General Motors to introduce autonomous ride-sharing service in several big cities in 2019
01 Dec 2017
General Motors' announced yesterday that it plans to introduce an autonomous ride-sharing service to several big cities in 2019. The target is two years ahead of the automaker's closest rival, Ford, which plans to roll out a similar product in 2021.
Outlining its vision during an investors call from San Francisco, where it allowed journalists to ride in prototype vehicles earlier this week, the company said it would aim for ''zero crashes, zero emissions, and zero congestion'' enabled by a system entirely controlled by GM, starting with assembly line production all the way to deployment using its own ride-hailing service.
''We think this represents one of the biggest business opportunities of all time, since the creation of the Internet,'' Dan Ammann, GM's president and chief of autonomous vehicle strategy, told investors.

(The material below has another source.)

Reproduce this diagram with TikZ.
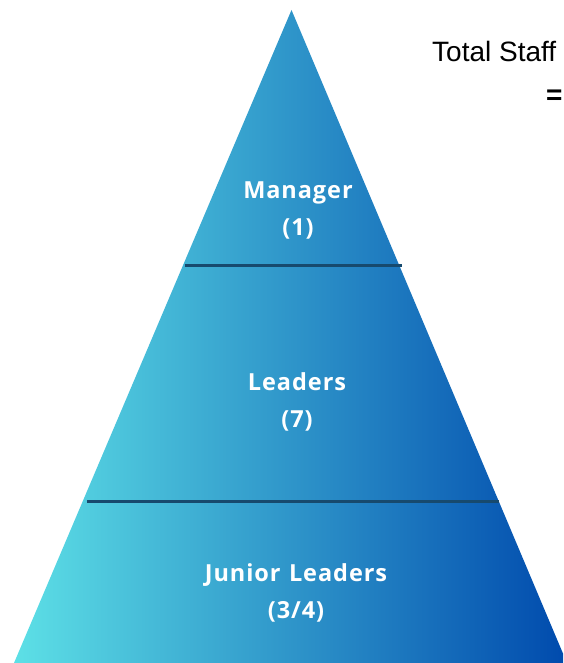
\documentclass[tikz,border=0pt]{standalone}
\usepackage{fontspec}
\setmainfont{Open Sans}
\newfontfamily\labelfont[LetterSpace=4,WordSpace=1.2]{Open Sans Bold}
\newfontfamily\arialfont{Liberation Sans}
\usetikzlibrary{calc}
\definecolor{cL}{HTML}{5DE0E6}
\definecolor{cR}{HTML}{004AAD}
\definecolor{divider}{HTML}{174A6E}
\tikzset{
  tierlabel/.style={text=white, align=center, inner sep=0pt,
    font=\labelfont\fontsize{23.5}{37}\selectfont},
  divline/.style={draw=divider, line width=3pt},
  sidetext/.style={text=black, inner sep=0pt, font=\arialfont\fontsize{28}{32}\selectfont}
}
\begin{document}
\begin{tikzpicture}[x=1pt,y=1pt]
\useasboundingbox (0,0) rectangle (563,663);
\clip (0,0) rectangle (563,663);
\coordinate (apex) at (291.5,653);
\coordinate (bl) at (14,0);
\coordinate (br) at (567,0);
\shade[left color=cL, right color=cR] (apex) -- (bl) -- (br) -- cycle;
% dividers
\coordinate (d1l) at ($(apex)!0.392!(bl)$);
\coordinate (d1r) at ($(apex)!0.392!(br)$);
\coordinate (d2l) at ($(apex)!0.752!(bl)$);
\coordinate (d2r) at ($(apex)!0.752!(br)$);
\draw[divline] ($(d1l)+(2,0)$) coordinate (d1a) -- ($(d1r)+(2,0)$) coordinate (d1b);
\draw[divline] ($(d2l)+(4,0)$) coordinate (d2a) -- ($(d2r)+(0,0)$) coordinate (d2b);
% labels
\node[tierlabel] (manager) at (298,453) {Manager\\(1)};
\node[tierlabel] (leaders) at (297,261) {Leaders\\(7)};
\node[tierlabel] (junior) at (296,70) {Junior Leaders\\(3/4)};
% side text
\node[sidetext, anchor=base west] (total) at (432,601) {Total Staff};
\node[sidetext, anchor=west, font=\arialfont\bfseries\fontsize{28}{32}\selectfont] (eq) at (546,566) {=};
\end{tikzpicture}
\end{document}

Under the plan GM will create autonomous vehicles that can drive more safely than humans, roll out the cars at scale in dense urban centres with ''complex environments,'' and integrate them with software that users could use to request rides on-demand at a significantly cheaper cost then competitors like Uber and Lyft, according to GM.
''This business is potentially bigger than our current core business,'' chief financial officer Chuck Stevens told the group.
GM said it is important to be first to get the self-driving electric vehicles on the road to allow quick improvement of driver experience to give the company a competitive advantage. GM added that there was still much more difficult engineering work to be done. Also it is not quite clear yet whether the automaker will be first.
Delphi, an automotive supplier, said it expects its autonomous system to power commercial vehicles in limited areas in 2019. Delphi recently bought autonomous software startup NuTonomy and would also partner with BMW AG, chipmaker Intel Corp and camera and visual recognition software maker Mobileye.